Max Eiselin mostras as botas que usou para escalar o Dhaulagiri em 1960 swissinfo.ch

Há exatamente 50 anos um jovem alpinista suíço conseguiu realizar um feito considerado quase "impossível" para a sua época: escalar o Dhaulagiri, a sétima montanha mais alta do mundo, no Nepal.

Esse jovem, Max Eiselin, vinha de Lucerna e tinha apenas 28 anos. Ele já havia tentado uma vez conquistar o pico, que é um dos quatorze no mundo com mais de oito mil metros de altura.

Eiselin revelou à swissinfo.ch que, graças à ideia de uma melhor rota e um pouco de criatividade, sua liderança ajudou seis membros da expedição a atingir o pico em 13 de maio de 1960.

Evitando depender do apoio financeiro de empresas, Eiselin e sua equipe descobriram uma forma única de angariar fundos de cidadãos comuns. E sua expedição foi também a primeira no montanhismo a utilizar aviões para deslocar pessoas e suprimentos de vales nepaleses até o alto das montanhas.

“Ele era considerado impossível, difícil para diabo”, comenta Eiselin, ao se referir ao Dhaulagiri. “Naturalmente isso atiçava os alpinistas mais jovens. Eles queriam provar que eram bons o suficiente para escalar algo considerado como impossível.”

Voltando aos anos 1950, muitos alpinistas disputavam entre si para ver quem seria o primeiro a chegar ao topo dos picos no Himalaia, alguns dos poucos lugares ainda intocados do Planeta. E, com eles, o orgulho das nações.

Foi orgulho francês – e dinheiro do governo – por trás da expedição que se tornou a primeira, em 1950, a chegar ao cume de uma montanha com mais de oito mil metros de altura.

Se a equipe francesa comemorava o sucesso de ter alcançado o topo do Annapurna, seu objetivo inicial era o Dhaulagiri. Os alpinistas haviam mudado o percurso após examinar o pico, qualificando-o de “impossível”.

Uma febre

Os suíços, especialmente Eiselin, também estavam contaminados pela febre de conquista.

Sentado entre as botas resistentes e cordas de alpinismo na filial de Lucerna da sua cadeia de lojas esportivas – a Eiselin Sport – Eiselin, hoje com 78 anos, continua magro e em forma. Ele revela que começou a matutar sobre uma possível escalada do Dhaulagiri em 1953, quando assistia a uma palestra sobre as possíveis rotas.

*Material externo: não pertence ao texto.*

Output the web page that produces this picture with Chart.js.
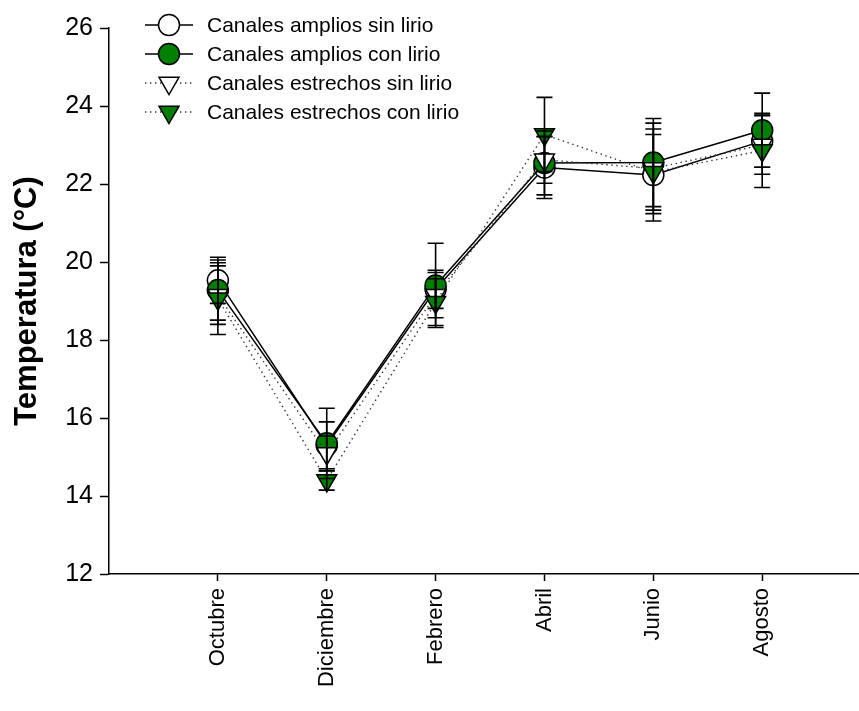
<!DOCTYPE html>
<html>
<head>
<meta charset="utf-8">
<script src="https://cdn.jsdelivr.net/npm/chart.js@4.4.1/dist/chart.umd.min.js"></script>
<style>
  html, body { margin: 0; padding: 0; background: #fff; }
  #wrap { width: 859px; height: 711px; }
</style>
</head>
<body>
<div id="wrap"><canvas id="tempChart"></canvas></div>
<script>
const months = ['Octubre', 'Diciembre', 'Febrero', 'Abril', 'Junio', 'Agosto'];

// means (°C)
const anchoSin = [19.53, 15.30, 19.30, 22.42, 22.23, 23.10];
const anchoCon = [19.28, 15.35, 19.40, 22.54, 22.55, 23.38];
const estrechoSin = [19.15, 15.09, 19.15, 22.62, 22.40, 23.00];
const estrechoCon = [19.06, 14.40, 18.97, 23.27, 22.30, 22.86];

// error bars (+/-)
const anchoSinErr = [0.59, 0.60, 0.49, 0.79, 1.18, 0.67];
const anchoConErr = [0.77, 0.90, 1.08, 0.82, 1.13, 0.95];
const estrechoSinErr = [0.75, 0.45, 0.58, 0.60, 1.16, 0.75];
const estrechoConErr = [0.92, 0.25, 0.60, 0.95, 0.97, 0.95];

const yTicks = [12, 14, 16, 18, 20, 22, 24, 26];

const FONT = "'Liberation Sans', Arial, sans-serif";
const GREEN = '#008000';

const toPoints = arr => arr.map((v, i) => ({ x: i + 1, y: v }));

function mkSet(label, vals, errs, style, fill, dotted, order) {
    return {
        label: label,
        data: toPoints(vals),
        errors: errs,
        borderColor: dotted ? '#333' : '#000',
        borderWidth: dotted ? 1.4 : 1.5,
        borderDash: dotted ? [1.4, 3.6] : [],
        pointStyle: style,
        pointRotation: style === 'triangle' ? 180 : 0,
        pointRadius: style === 'triangle' ? 11.5 : 10.5,
        pointBackgroundColor: fill,
        pointBorderColor: '#000',
        pointBorderWidth: 1.5,
        tension: 0,
        fill: false,
        order: order
    };
}

// vertical error bars with caps, drawn over the markers
const errorBars = {
    id: 'errorBars',
    afterDatasetsDraw(chart) {
        const ctx = chart.ctx;
        const xs = chart.scales.x, ys = chart.scales.y;
        ctx.save();
        ctx.strokeStyle = '#000';
        ctx.lineWidth = 1.6;
        ctx.setLineDash([]);
        chart.data.datasets.forEach(ds => {
            ds.data.forEach((p, i) => {
                const e = ds.errors[i];
                const x = xs.getPixelForValue(p.x);
                const yt = ys.getPixelForValue(p.y + e);
                const yb = ys.getPixelForValue(p.y - e);
                ctx.beginPath();
                ctx.moveTo(x, yt); ctx.lineTo(x, yb);
                ctx.moveTo(x - 8, yt); ctx.lineTo(x + 8, yt);
                ctx.moveTo(x - 8, yb); ctx.lineTo(x + 8, yb);
                ctx.stroke();
            });
        });
        ctx.restore();
    }
};

function marker(ctx, style, x, y, r, fill) {
    ctx.beginPath();
    if (style === 'circle') {
        ctx.arc(x, y, r, 0, Math.PI * 2);
    } else {
        // downward triangle, centroid at (x, y)
        ctx.moveTo(x, y + r);
        ctx.lineTo(x - r * Math.sqrt(3) / 2, y - r / 2);
        ctx.lineTo(x + r * Math.sqrt(3) / 2, y - r / 2);
        ctx.closePath();
    }
    ctx.fillStyle = fill;
    ctx.fill();
    ctx.lineWidth = 1.5;
    ctx.strokeStyle = '#000';
    ctx.setLineDash([]);
    ctx.stroke();
}

// legend: short line with the marker in the middle, like SigmaPlot
const lineLegend = {
    id: 'lineLegend',
    afterDraw(chart) {
        const ctx = chart.ctx;
        const rows = [25, 54, 83, 112];
        ctx.save();
        chart.data.datasets.forEach((ds, i) => {
            const y = rows[i];
            ctx.beginPath();
            ctx.strokeStyle = ds.borderColor;
            ctx.lineWidth = ds.borderWidth;
            ctx.setLineDash(ds.borderDash);
            ctx.moveTo(145, y); ctx.lineTo(193, y);
            ctx.stroke();
            marker(ctx, ds.pointStyle, 169, y, ds.pointRadius, ds.pointBackgroundColor);
            ctx.fillStyle = '#000';
            ctx.font = '21px ' + FONT;
            ctx.textAlign = 'left';
            ctx.textBaseline = 'middle';
            ctx.fillText(ds.label, 207, y + 1);
        });
        ctx.restore();
    }
};

const ctx = document.getElementById('tempChart').getContext('2d');
const tempChart = new Chart(ctx, {
    type: 'line',
    data: {
        datasets: [
            mkSet('Canales amplios sin lirio', anchoSin, anchoSinErr, 'circle', '#fff', false, 3),
            mkSet('Canales amplios con lirio', anchoCon, anchoConErr, 'circle', GREEN, false, 2),
            mkSet('Canales estrechos sin lirio', estrechoSin, estrechoSinErr, 'triangle', '#fff', true, 1),
            mkSet('Canales estrechos con lirio', estrechoCon, estrechoConErr, 'triangle', GREEN, true, 0)
        ]
    },
    options: {
        responsive: true,
        maintainAspectRatio: false,
        animation: false,
        devicePixelRatio: 1,
        layout: {
            autoPadding: false,
            padding: { top: 28, right: 1, left: 0, bottom: 0 }
        },
        plugins: {
            legend: { display: false },
            tooltip: { enabled: false }
        },
        scales: {
            x: {
                type: 'linear',
                min: 0,
                max: 6.88,
                afterBuildTicks: scale => {
                    scale.ticks = months.map((m, i) => ({ value: i + 1 }));
                },
                afterFit: scale => {
                    scale.height = 137;
                    scale.paddingRight = 0;
                    scale.paddingLeft = 0;
                },
                grid: {
                    display: true,
                    drawOnChartArea: false,
                    drawTicks: true,
                    tickLength: 7,
                    tickWidth: 1.5,
                    tickColor: '#000'
                },
                border: { display: true, color: '#000', width: 1.5 },
                ticks: {
                    autoSkip: false,
                    minRotation: 90,
                    maxRotation: 90,
                    padding: 7,
                    color: '#000',
                    font: { family: FONT, size: 22 },
                    callback: v => months[v - 1]
                }
            },
            y: {
                min: 12,
                max: 26,
                afterBuildTicks: scale => {
                    scale.ticks = yTicks.map(v => ({ value: v }));
                },
                afterFit: scale => { scale.width = 109; },
                grid: {
                    display: true,
                    drawOnChartArea: false,
                    drawTicks: true,
                    tickLength: 9,
                    tickWidth: 1.5,
                    tickColor: '#000'
                },
                border: { display: true, color: '#000', width: 1.5 },
                ticks: {
                    padding: 7,
                    color: '#000',
                    font: { family: FONT, size: 25 }
                },
                title: {
                    display: true,
                    text: 'Temperatura (°C)',
                    color: '#000',
                    padding: { top: 9, bottom: 0 },
                    font: { family: FONT, size: 31, weight: 'bold' }
                }
            }
        }
    },
    plugins: [errorBars, lineLegend]
});
</script>
</body>
</html>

Em 1958, ele foi selecionado para participar de uma expedição suíça à montanha. O governo do Nepal permitia apenas que um grupo por ano tentasse conquistar esse objetivo. E, desde a primeira delas, todos iam pelo mesmo percurso ao cume.

“Lá percebi que todas as expedições prévias haviam tomado o caminho errado”, diz com um sorriso no rosto.

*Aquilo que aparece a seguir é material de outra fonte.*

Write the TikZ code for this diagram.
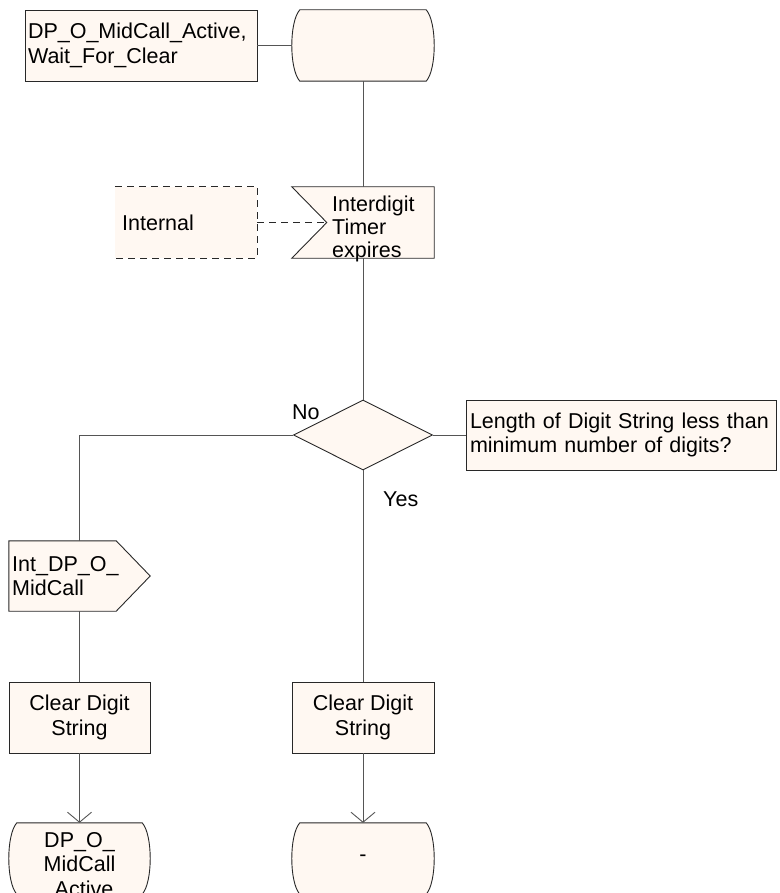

Ele fez lobby para receber uma autorização e, com ajuda de suíços que viviam no subcontinente indiano, conseguiu organizar uma expedição para 1960.

Eiselin tinha um ano para preparar tudo. Tudo que tinha de fazer era montar a equipe, juntar o dinheiro necessário para custear a empreitada e evitar as mesmas armadilhas das tentativas anteriores.

Genialidade logística

Ele selecionou cinco alpinistas suíços, assim como outros europeus para completar o grupo. O primeiro desafio foi coletar arrecadar o dinheiro. Ao invés patrocinadores empresariais, a equipe simplesmente abriu uma conta bancária. Depois os jornais helvéticos publicaram os planos e o número da conta, assim como a história da promessa: que um cartão postal seria enviado do Nepal para todos aqueles que contribuíssem com a aventura.

“Pensava que valia pelo menos fazer a tentativa”, conta Eiselin. “Eu estava cético em relação a isso.”

Quantias tão pequenas como cinco francos chegavam de todas as partes da Suíça, assim como doações de cidadãos em outros países europeus. “Sem esses cartões postais, a expedição não teria sido possível”, diz.

Depois Eiselin atracou-se ao problema de arrumar os suprimentos necessários para a aventura ao Dhaulagiri.

A caminhada do vale até a montanha levava normalmente cinco dias. Era necessário levar vários acampamentos de forma progressiva quanto mais se subisse a encosta. Os alpinistas precisavam se aclimatar. Essa missão exigia normalmente um pequeno exército para levar os víveres.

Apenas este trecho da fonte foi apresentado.